News

Mixed reaction to proposal

Stating his case: Blind Bay Resort owner Dan Baskill points out the advantages of a proposal to expand his development during a public hearing last Wednesday. - Barb Brouwer/Observer
Stating his case: Blind Bay Resort owner Dan Baskill points out the advantages of a proposal to expand his development during a public hearing last Wednesday.
— image credit: Barb Brouwer/Observer

The time for talking is over.

It will be up to Columbia Shuswap Regional District directors to decide the development course for Blind Bay Resort.

A capacity crowd of those for and against had an opportunity until the end of a public hearing last Wednesday to express their opinions and concerns.

The large collection of letters, emails, etc. will now be compiled, verified to make sure there is no duplication and presented in a report to the board in September by CSRD senior planner Dan Passmore.

Area C director Paul Demenok opened the meeting by advising the crowd that he is neither for nor against developer Dan Baskill’s plans for his resort on Blind Bay Road.

“I am officially neutral as I am going to be going into and coming out of the meeting,” he said. “I will take in all the opinions and data, and will do as much as possible to make sure decisions are based on facts…”

All other electoral area directors were in attendance to hear public sentiment first hand.
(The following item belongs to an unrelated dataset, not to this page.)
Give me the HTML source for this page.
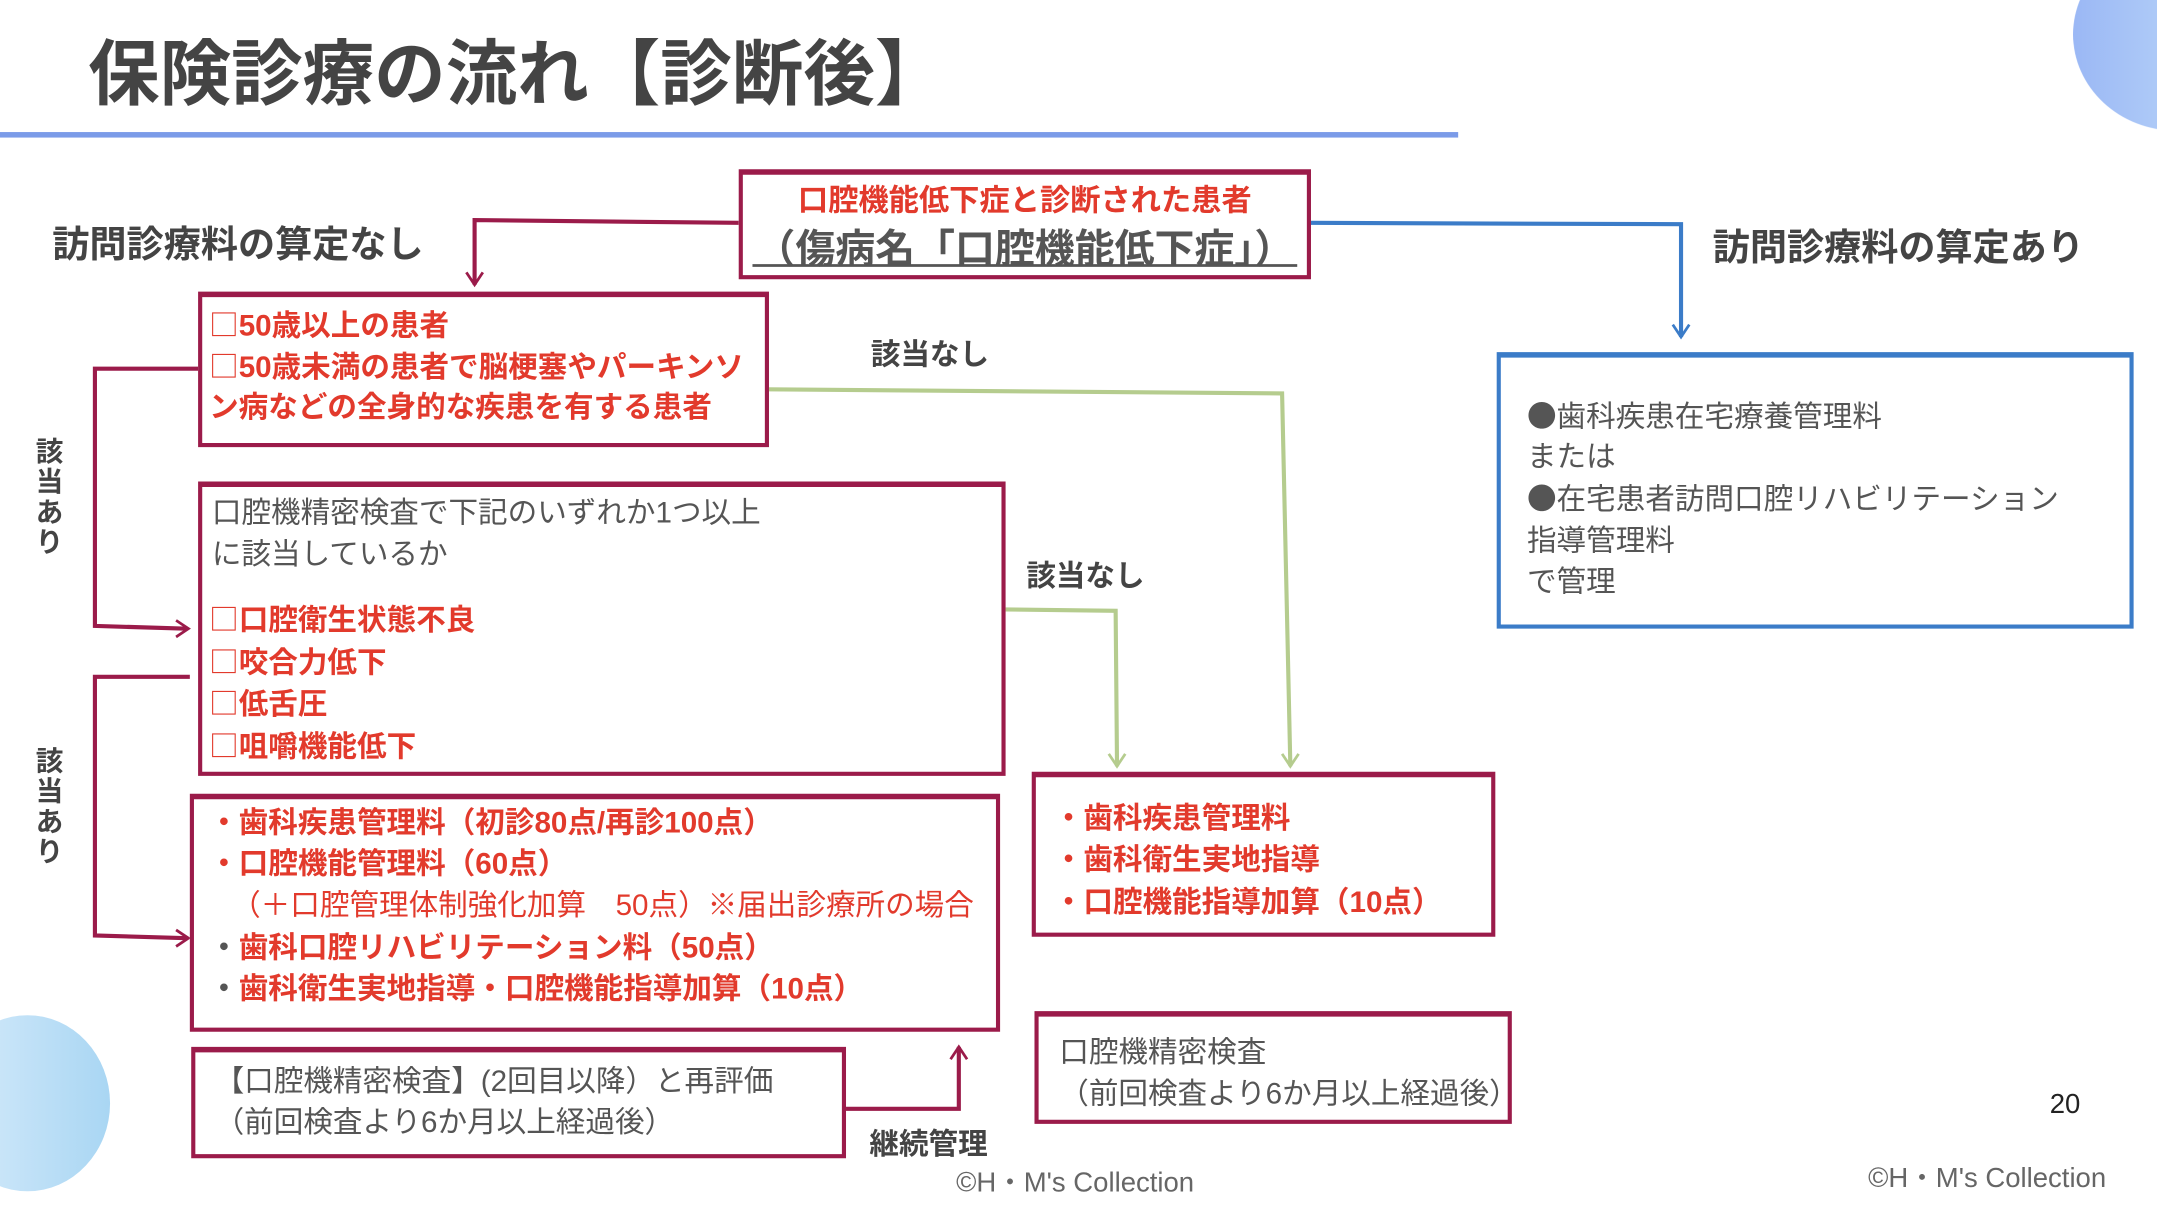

Following Demenok’s reminder that the Aug. 6 event was a public hearing, not a debate, Passmore read out amendments that will be needed for the development to proceed.

He noted that Baskill had further responded to concerns he had heard by agreeing to a restrictive covenant that would preclude the rental of water toys or pumping waste from boats.

Comments for and against seemed to be fairly balanced with those voting in favour of the development earning more enthusiastic applause.

Several people who have already bought into the resort – many of whom have visited the Shuswap for many years – supported the development for its design, amenities, cleanliness and operation.

Several others supported the development, adamant South Shuswap needs developments such as Blind Bay Resort in order to improve the economy so young families don’t have to leave the area.

Several people were OK with the development on the south side of Blind Bay Road but strongly opposed to the proposed 19 RV lots on the waterfront, which is currently zoned single-family.

Others opposed the development on the basis that the new official community plan adopted in March took eight years to complete and public input clearly opposed foreshore development.

Still others expressed concerns about the proposed length of the dock, increased boat activity in an already busy bay and deteriorating water quality.

Several longtime residents and visitors reported seeing steady deterioration over the years, and one complained that property values have deteriorated as a result.

But another longtime resident reported the resort’s state-of-the-art waste management system, which he said he has examined closely, will reduce the impact on the bay and blamed the worsening water conditions on a plethora of inefficient and leaking septic beds near the foreshore.